Untuk memahami gencarnya Korean wave ini di Indonesia, kami ngobrol dengan Wisnu Prasetya Utomo, dosen ilmu komunikasi di Universitas Gadjah Mada (UGM).

Wisnu yang juga merupakan penggemar Blackpink ini menjelaskan berbagai hal termasuk strategi ekspor kebudayaan Korea Selatan, pengalamannya mengikuti drama korea sejak 2005, hingga aktivisme politik dari fandom K-Pop.

Wisnu Prasetya Utomo menyatakan bahwa popularitas Korean wave ini tak bisa lepas dari industri budaya pop Korea yang memang dipopulerkan oleh pemerintah Korea Selatan di pertengahan tahun 1990-an, dan menjadi strategi kebudayaan pemerintah yang dipersiapkan secara serius dengan regulasi dan strateginya. Maka wajar jika di tahun-tahun sekarang, Korean wave bisa diterima dimana-mana

“Banyak di create oleh pemerintah secara soft power….ada political will dari pemerintah yang membuat ekosistem keseniannya menjadi maju,” kata Wisnu Prasetya Utomo

Percampuran budaya lokal dan global Korean wave ini menjadi budaya baru yang mudah diterima. Orang barat bisa mengenal wajah Asia yang eksotik di Korean wave ini, dan orang Asia seperti Indonesia juga bisa menerima karena adanya unsur kedekatan sama-sama dari Asia

“Kedekatan budaya mendekatkan kita dengan budaya populer di Korea, dari drama Korea, K-pop, dll itu.”

K-pop ini juga kemudian menjadi counter culture mendobrak anggapan bahwa laki-laki itu harus ganteng, padahal di K-pop, laki-laki itu cantik, jadi K-pop kemudian mendobrak batasan-batasan ini.

Banyak yang menanyakan bagaimana K-pop bisa masuk dengan mudahnya dan cepat diterima?

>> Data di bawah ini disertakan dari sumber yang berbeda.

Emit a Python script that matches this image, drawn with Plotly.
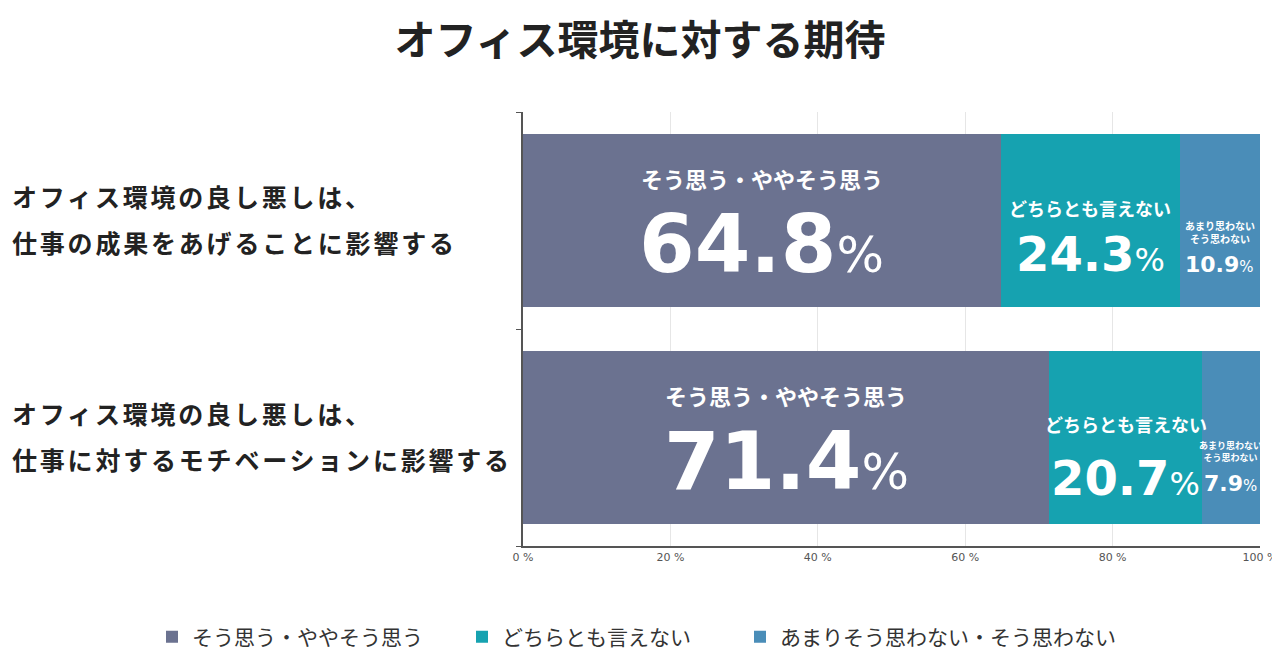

Wisnu Prasetya menyatakan, selama ini ada banyak cara orang masuk ke gelombang Korean Wave, ada yang ikut-ikutan, ada yang suka karena terkena banyak terkena terpaan media.

“Misalnya saya senang dengan Blackpink karena terkena terpaan media….proses mendalami inilah membuat proses radikalisasi seseorang.”

Fandom ini seperti halnya fans yang lain, awalnya memang bergerak karena mengidolakan idolanya, jadi mereka bergerak karena kebutuhan identitas, para fandom juga dengan senang hati membeli album, mengusahakan bagaimana caranya agar idolanya tetap menjadi nomer satu.

“Kegilaan ini muncul karena idol….memberikan identitas yang tak ditemukan di tempat lain. Sosial media kemudian memberikan aspek kampanye ini. Maka kemudian ada yang menyebarkan streaming musiknya, beli tiket mahal, beli merchandise, penggalangan donasi, dll.”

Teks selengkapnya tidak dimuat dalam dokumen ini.